(Records with drawing code)
-- Begin --
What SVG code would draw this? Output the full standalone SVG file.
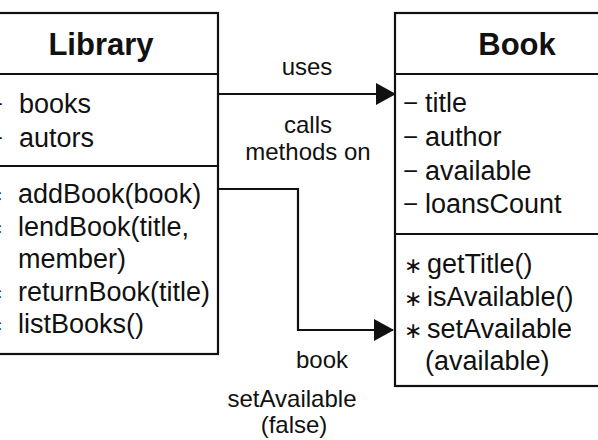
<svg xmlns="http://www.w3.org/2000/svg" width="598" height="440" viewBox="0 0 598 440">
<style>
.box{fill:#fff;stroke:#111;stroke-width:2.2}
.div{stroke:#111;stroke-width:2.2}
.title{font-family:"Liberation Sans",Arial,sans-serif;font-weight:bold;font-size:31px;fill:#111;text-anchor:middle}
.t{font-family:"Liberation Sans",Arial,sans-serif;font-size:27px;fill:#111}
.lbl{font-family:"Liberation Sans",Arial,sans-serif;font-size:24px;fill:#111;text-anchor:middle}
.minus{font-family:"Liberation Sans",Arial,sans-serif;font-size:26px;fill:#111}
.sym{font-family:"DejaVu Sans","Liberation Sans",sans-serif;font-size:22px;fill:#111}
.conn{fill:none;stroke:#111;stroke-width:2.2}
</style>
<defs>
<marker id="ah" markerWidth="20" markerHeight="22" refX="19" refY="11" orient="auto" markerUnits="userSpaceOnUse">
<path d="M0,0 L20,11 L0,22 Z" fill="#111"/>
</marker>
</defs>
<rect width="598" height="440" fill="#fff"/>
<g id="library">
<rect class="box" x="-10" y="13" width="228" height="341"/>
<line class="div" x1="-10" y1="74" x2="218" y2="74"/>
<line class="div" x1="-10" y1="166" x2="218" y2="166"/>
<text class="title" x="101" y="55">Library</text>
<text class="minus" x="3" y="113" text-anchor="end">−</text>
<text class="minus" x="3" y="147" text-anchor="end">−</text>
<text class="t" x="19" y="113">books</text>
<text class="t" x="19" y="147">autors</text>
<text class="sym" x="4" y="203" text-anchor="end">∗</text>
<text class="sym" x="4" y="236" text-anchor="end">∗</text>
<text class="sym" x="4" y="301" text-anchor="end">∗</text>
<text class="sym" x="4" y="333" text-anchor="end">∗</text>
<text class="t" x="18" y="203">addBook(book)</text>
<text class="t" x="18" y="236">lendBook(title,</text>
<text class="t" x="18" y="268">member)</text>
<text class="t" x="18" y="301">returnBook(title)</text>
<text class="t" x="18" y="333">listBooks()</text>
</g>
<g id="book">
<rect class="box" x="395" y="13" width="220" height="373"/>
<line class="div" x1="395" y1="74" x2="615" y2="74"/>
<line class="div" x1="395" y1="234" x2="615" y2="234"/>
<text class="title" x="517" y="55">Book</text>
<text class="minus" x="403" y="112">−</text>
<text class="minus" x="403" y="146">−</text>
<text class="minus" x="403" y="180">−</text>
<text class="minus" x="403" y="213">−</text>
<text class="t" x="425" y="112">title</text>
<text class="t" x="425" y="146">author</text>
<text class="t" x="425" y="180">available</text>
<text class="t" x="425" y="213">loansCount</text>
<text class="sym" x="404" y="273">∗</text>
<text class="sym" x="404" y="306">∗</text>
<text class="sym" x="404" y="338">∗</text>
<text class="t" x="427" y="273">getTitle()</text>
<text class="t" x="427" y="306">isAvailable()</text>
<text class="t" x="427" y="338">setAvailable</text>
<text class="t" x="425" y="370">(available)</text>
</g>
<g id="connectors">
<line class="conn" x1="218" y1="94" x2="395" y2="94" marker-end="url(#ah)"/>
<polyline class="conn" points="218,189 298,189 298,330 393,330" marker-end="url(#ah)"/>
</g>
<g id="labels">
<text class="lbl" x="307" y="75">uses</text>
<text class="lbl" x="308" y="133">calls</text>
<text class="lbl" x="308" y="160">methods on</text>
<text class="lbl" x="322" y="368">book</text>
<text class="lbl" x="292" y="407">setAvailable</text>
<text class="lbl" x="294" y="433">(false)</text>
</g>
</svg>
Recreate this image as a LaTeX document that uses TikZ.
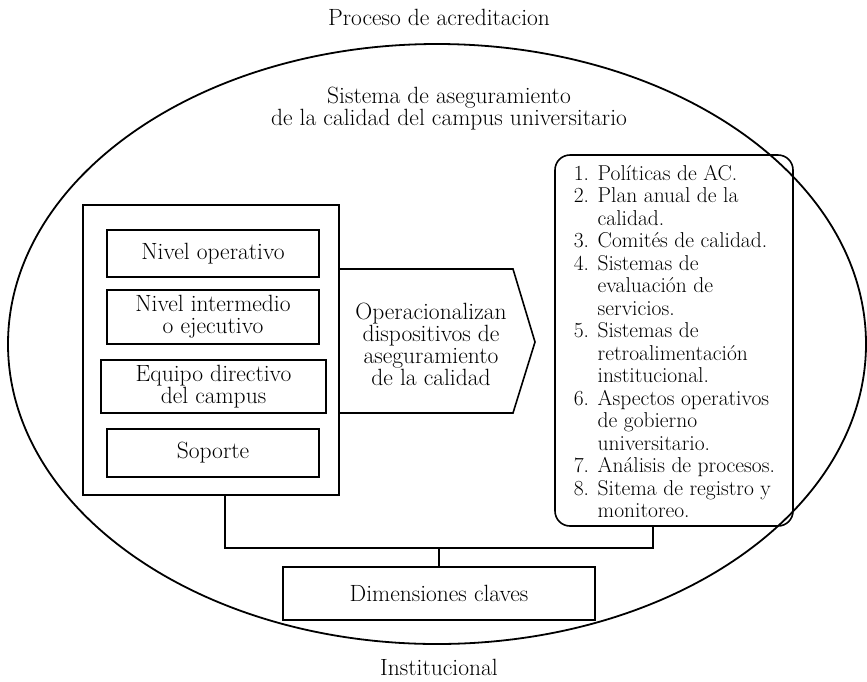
-- End --
Reproduce the whole listing above word for word, but not its pictures.

What SVG code would draw this? Output the full standalone SVG file.
<svg xmlns="http://www.w3.org/2000/svg" width="598" height="440" viewBox="0 0 598 440">
<style>
.box{fill:#fff;stroke:#111;stroke-width:2.2}
.div{stroke:#111;stroke-width:2.2}
.title{font-family:"Liberation Sans",Arial,sans-serif;font-weight:bold;font-size:31px;fill:#111;text-anchor:middle}
.t{font-family:"Liberation Sans",Arial,sans-serif;font-size:27px;fill:#111}
.lbl{font-family:"Liberation Sans",Arial,sans-serif;font-size:24px;fill:#111;text-anchor:middle}
.minus{font-family:"Liberation Sans",Arial,sans-serif;font-size:26px;fill:#111}
.sym{font-family:"DejaVu Sans","Liberation Sans",sans-serif;font-size:22px;fill:#111}
.conn{fill:none;stroke:#111;stroke-width:2.2}
</style>
<defs>
<marker id="ah" markerWidth="20" markerHeight="22" refX="19" refY="11" orient="auto" markerUnits="userSpaceOnUse">
<path d="M0,0 L20,11 L0,22 Z" fill="#111"/>
</marker>
</defs>
<rect width="598" height="440" fill="#fff"/>
<g id="library">
<rect class="box" x="-10" y="13" width="228" height="341"/>
<line class="div" x1="-10" y1="74" x2="218" y2="74"/>
<line class="div" x1="-10" y1="166" x2="218" y2="166"/>
<text class="title" x="101" y="55">Library</text>
<text class="minus" x="3" y="113" text-anchor="end">−</text>
<text class="minus" x="3" y="147" text-anchor="end">−</text>
<text class="t" x="19" y="113">books</text>
<text class="t" x="19" y="147">autors</text>
<text class="sym" x="4" y="203" text-anchor="end">∗</text>
<text class="sym" x="4" y="236" text-anchor="end">∗</text>
<text class="sym" x="4" y="301" text-anchor="end">∗</text>
<text class="sym" x="4" y="333" text-anchor="end">∗</text>
<text class="t" x="18" y="203">addBook(book)</text>
<text class="t" x="18" y="236">lendBook(title,</text>
<text class="t" x="18" y="268">member)</text>
<text class="t" x="18" y="301">returnBook(title)</text>
<text class="t" x="18" y="333">listBooks()</text>
</g>
<g id="book">
<rect class="box" x="395" y="13" width="220" height="373"/>
<line class="div" x1="395" y1="74" x2="615" y2="74"/>
<line class="div" x1="395" y1="234" x2="615" y2="234"/>
<text class="title" x="517" y="55">Book</text>
<text class="minus" x="403" y="112">−</text>
<text class="minus" x="403" y="146">−</text>
<text class="minus" x="403" y="180">−</text>
<text class="minus" x="403" y="213">−</text>
<text class="t" x="425" y="112">title</text>
<text class="t" x="425" y="146">author</text>
<text class="t" x="425" y="180">available</text>
<text class="t" x="425" y="213">loansCount</text>
<text class="sym" x="404" y="273">∗</text>
<text class="sym" x="404" y="306">∗</text>
<text class="sym" x="404" y="338">∗</text>
<text class="t" x="427" y="273">getTitle()</text>
<text class="t" x="427" y="306">isAvailable()</text>
<text class="t" x="427" y="338">setAvailable</text>
<text class="t" x="425" y="370">(available)</text>
</g>
<g id="connectors">
<line class="conn" x1="218" y1="94" x2="395" y2="94" marker-end="url(#ah)"/>
<polyline class="conn" points="218,189 298,189 298,330 393,330" marker-end="url(#ah)"/>
</g>
<g id="labels">
<text class="lbl" x="307" y="75">uses</text>
<text class="lbl" x="308" y="133">calls</text>
<text class="lbl" x="308" y="160">methods on</text>
<text class="lbl" x="322" y="368">book</text>
<text class="lbl" x="292" y="407">setAvailable</text>
<text class="lbl" x="294" y="433">(false)</text>
</g>
</svg>
Recreate this image as a LaTeX document that uses TikZ.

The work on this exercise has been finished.